The Wind Has Scratchy Fingers

A very learned man, Anaximander of Ionia, in 600 B.C., came up with a definition of wind which has not been improved upon appreciably since then. The learned Anaximander defined wind as the "flowing of air." Dear, revered, remembered Anaximander! How grateful we are for your "flowing of air!"Flowing of air: so gentle it may scarcely bend a blade of grass; so destructive and terrible it can uproot trees, carry houses away as leaves in a storm, and cause heartbreak and havoc to all unlucky enough to get in its way. Remember, last summer, Hurricane Donna, an ill-tempered old shrew, and the sad path of her journey through the land!
We know that air is a substance, like water or wood. One cubic centimeter of air, properly contained and properly measured, would weigh 0.012928 grams. The air surrounding our wonderful little planet (this belt of air is called the troposhere) is from seven to eight miles thick and immeasurably heavy if we were to measure it under proper conditions. At sea level, the weight of air above every horizontal square inch of Earth's surface amounts to about fourteen pounds. A drop of two inches in barometric pressure (the weight of the atmosphere) means that a load of two million tons is removed from each square mile of land, where over oceans a ten foot rise of water would be the result of a barometric drop in pressure of two inches.
Make no mistake: air is something we can't ignore or take for granted. We breathe it, we live in an ocean of it, and when it starts moving we recognize its strength and appreciate its might and power.
Moving air is wind, and (courtesy of the U. S. Weather Bureau) we have terms to describe its movements based on the Beaufort Scale of Wind Force. Some examples: Light, 4-7 m.p.h. Wind felt on face, leaves rustle, ordinary vane moved by wind; Moderate, 13-18 m.p.h. Raises dust and loose paper, small branches are moved; Strong, 25-31 m.p.h. = Large branches in motion, whistling heard in telegraph wires, umbrellas used with difficulty; Gale, 47-54 m.p.h. = Slight structural damage occurs (chimney pots and slate removed); and so on. On the card we are studying there is no comment for Hurricane, above 75 m.p.h. We offer one that might be suitable: "Brother, you've had it! Hit for the storm cellars!"

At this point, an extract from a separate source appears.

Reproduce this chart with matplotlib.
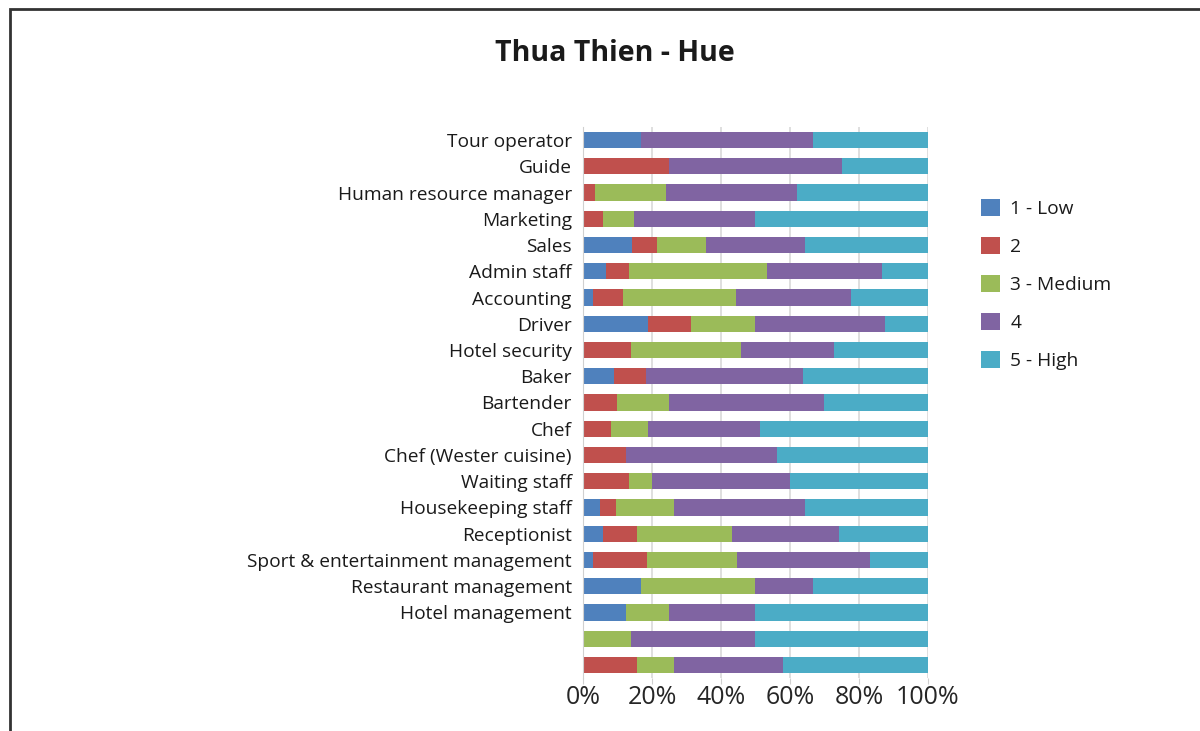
import numpy as np
import matplotlib.pyplot as plt
from matplotlib.patches import Rectangle

# Job categories, top to bottom (last two rows carry no label)
categories = [
    "Tour operator", "Guide", "Human resource manager", "Marketing", "Sales",
    "Admin staff", "Accounting", "Driver", "Hotel security", "Baker",
    "Bartender", "Chef", "Chef (Wester cuisine)", "Waiting staff",
    "Housekeeping staff", "Receptionist", "Sport & entertainment management",
    "Restaurant management", "Hotel management", "", "",
]

# Share of answers (%) per rating level
low = [16.7, 0, 0, 0, 14.3, 6.7, 3.0, 18.75, 0, 9.1, 0, 0, 0, 0,
       4.8, 5.8, 3.0, 16.7, 12.5, 0, 0]
two = [0, 25.0, 3.4, 5.9, 7.1, 6.7, 8.5, 12.5, 13.8, 9.1, 10.0, 8.1, 12.5, 13.3,
       4.8, 9.9, 15.5, 0, 0, 0, 15.8]
medium = [0, 0, 20.7, 8.8, 14.3, 40.0, 32.8, 18.75, 31.9, 0, 15.0, 10.8, 0, 6.7,
          16.9, 27.6, 26.1, 33.3, 12.5, 13.8, 10.5]
four = [50.0, 50.0, 37.9, 35.3, 28.6, 33.3, 33.3, 37.5, 27.2, 45.5, 45.0, 32.4,
        43.75, 40.0, 38.0, 31.0, 38.6, 16.7, 25.0, 36.2, 31.6]
high = [33.3, 25.0, 38.0, 50.0, 35.7, 13.3, 22.4, 12.5, 27.1, 36.3, 30.0, 48.7,
        43.75, 40.0, 35.5, 25.7, 16.8, 33.3, 50.0, 50.0, 42.1]

series = [low, two, medium, four, high]
labels = ["1 - Low", "2", "3 - Medium", "4", "5 - High"]
colors = ["#4F81BD", "#C0504D", "#9BBB59", "#8064A2", "#4BACC6"]

plt.rcParams['font.family'] = ['Open Sans', 'DejaVu Sans']

fig = plt.figure(figsize=(12, 7.31), dpi=100)
ax = fig.add_axes([0.4858, 0.0725, 0.2875, 0.7538])

y = np.arange(len(categories))
left = np.zeros(len(categories))
for vals, lab, col in zip(series, labels, colors):
    vals = np.array(vals)
    ax.barh(y, vals, left=left, height=0.62, color=col, label=lab, zorder=2)
    left += vals

ax.set_ylim(len(categories) - 0.5, -0.5)
ax.set_xlim(0, 100)
ax.set_xticks([0, 20, 40, 60, 80, 100])
ax.set_xticklabels(["0%", "20%", "40%", "60%", "80%", "100%"],
                   fontsize=18, color="#262626")
ax.set_yticks(y)
ax.set_yticklabels(categories, fontsize=13.8, color="#1a1a1a")
ax.tick_params(axis='y', length=0, pad=8)
ax.tick_params(axis='x', length=4, color="#d0d0d0", pad=1)
ax.grid(axis='x', color="#d9d9d9", linewidth=1.2, zorder=0)
for s in ["top", "right", "bottom"]:
    ax.spines[s].set_visible(False)
ax.spines["left"].set_color("#d0d0d0")

ax.legend(loc="upper left", bbox_to_anchor=(1.105, 0.9), frameon=False,
          fontsize=13.8, handlelength=0.95, handleheight=0.95, labelspacing=1.0,
          handletextpad=0.55, labelcolor="#1a1a1a")

fig.text(0.5125, 0.927, "Thua Thien - Hue", ha="center", va="center",
         fontsize=20.5, fontweight="bold", color="#1a1a1a")

# outer frame, open to the right and bottom
fig.patches.append(Rectangle((10 / 1200, -0.1), 1.2, 1.1 - 9 / 731,
                             transform=fig.transFigure, fill=False,
                             edgecolor="#333333", linewidth=2))

fig.savefig("out.png", dpi=100)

But why does air move? Here we could call in our old friend Anaximander again, consult all his learned followers through the centuries, and present a treatise that would fill volumes. The basic answer, though, would be this: hot air rises, cold air falls. With this rising and falling of air, we have wind.

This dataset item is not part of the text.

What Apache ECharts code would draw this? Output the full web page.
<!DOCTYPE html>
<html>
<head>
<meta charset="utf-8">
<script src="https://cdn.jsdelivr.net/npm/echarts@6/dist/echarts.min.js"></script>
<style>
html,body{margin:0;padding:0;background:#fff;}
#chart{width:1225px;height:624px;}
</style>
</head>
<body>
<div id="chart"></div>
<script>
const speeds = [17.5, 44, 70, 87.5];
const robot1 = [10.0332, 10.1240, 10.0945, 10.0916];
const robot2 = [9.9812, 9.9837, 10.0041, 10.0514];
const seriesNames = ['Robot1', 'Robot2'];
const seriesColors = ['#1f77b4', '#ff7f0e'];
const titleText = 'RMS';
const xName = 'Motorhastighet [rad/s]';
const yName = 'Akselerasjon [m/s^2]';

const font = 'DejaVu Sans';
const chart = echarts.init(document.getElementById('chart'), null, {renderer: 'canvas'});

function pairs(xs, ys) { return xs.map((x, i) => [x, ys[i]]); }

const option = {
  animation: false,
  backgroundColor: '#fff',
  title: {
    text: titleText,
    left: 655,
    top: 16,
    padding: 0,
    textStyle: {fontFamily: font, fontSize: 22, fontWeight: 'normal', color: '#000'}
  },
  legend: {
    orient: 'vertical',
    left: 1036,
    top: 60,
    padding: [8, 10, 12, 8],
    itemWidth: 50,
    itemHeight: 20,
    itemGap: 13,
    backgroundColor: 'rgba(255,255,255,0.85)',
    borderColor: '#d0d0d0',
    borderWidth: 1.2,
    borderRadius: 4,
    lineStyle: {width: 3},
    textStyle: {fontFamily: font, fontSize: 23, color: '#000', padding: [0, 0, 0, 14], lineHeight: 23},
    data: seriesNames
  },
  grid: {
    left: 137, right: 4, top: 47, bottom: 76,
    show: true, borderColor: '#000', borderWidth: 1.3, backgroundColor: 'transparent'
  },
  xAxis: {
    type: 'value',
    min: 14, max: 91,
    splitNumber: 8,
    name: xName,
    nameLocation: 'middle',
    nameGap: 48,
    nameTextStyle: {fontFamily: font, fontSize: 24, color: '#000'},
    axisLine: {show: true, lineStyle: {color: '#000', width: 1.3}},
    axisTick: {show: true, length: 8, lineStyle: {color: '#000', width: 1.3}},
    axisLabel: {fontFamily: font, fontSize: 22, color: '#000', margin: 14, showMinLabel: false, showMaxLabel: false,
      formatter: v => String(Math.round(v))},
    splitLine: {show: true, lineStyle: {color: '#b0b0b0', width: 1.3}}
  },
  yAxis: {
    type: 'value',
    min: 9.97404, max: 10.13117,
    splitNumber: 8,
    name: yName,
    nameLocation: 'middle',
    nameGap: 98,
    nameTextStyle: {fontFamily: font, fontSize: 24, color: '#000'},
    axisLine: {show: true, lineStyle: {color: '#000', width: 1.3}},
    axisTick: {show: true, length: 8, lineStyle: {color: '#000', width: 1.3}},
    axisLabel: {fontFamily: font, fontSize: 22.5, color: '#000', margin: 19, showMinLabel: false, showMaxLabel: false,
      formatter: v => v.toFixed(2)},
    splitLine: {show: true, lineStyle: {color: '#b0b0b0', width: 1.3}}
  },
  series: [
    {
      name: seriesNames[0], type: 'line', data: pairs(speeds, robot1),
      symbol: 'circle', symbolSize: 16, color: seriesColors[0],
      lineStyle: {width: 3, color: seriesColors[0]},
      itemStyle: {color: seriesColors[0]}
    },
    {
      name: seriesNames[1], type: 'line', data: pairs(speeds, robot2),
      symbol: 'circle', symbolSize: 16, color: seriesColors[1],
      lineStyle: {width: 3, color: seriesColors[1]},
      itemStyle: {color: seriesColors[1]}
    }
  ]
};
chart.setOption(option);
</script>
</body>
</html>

The wind, among the many things we know and don't know about it, is a mighty sculptor. Few places on Earth bear more eloquent witness to the work of the scratchy fingers of the wind than the high plateau regions of Southern Utah and Northern Arizona. A long time ago this area was under the seas. When the seas subsided, the wind went patiently to work on the sandstone mesas and escarpments, creating the fantastic fairyland of wind erosion we know today. Where water and frost erosion is evident, such as in many of our canyons, the wind has come along with superb polishing tools making the picture complete.
When the wind reaches a velocity of twenty-five miles per hour, it lifts a grain of sand and with that formidable tool in its hand goes to work scraping, scratching, sand-blasting, polishing all that stands in its way. When striking a spire or sandstone monument or mesa face, the wind not only is eternally moulding the face of the object in its hand, but by vacuum force has a terrific moulding effect by sheer "pull" power on the back of the object in its path. We can say the wind is at work both going and coming. The wind is never still. Perhaps the very mission of the wind is to level the Earth. That mission may be fulfilled some day because the wind is strong and patient and has all of eternity to work in. What happens with the wind and its scratchings a million years from now is, luckily, not our worry. We can still enjoy those parts of our land where the wind is never still and where dramatic evidence of its sculpturing is so beautiful to behold.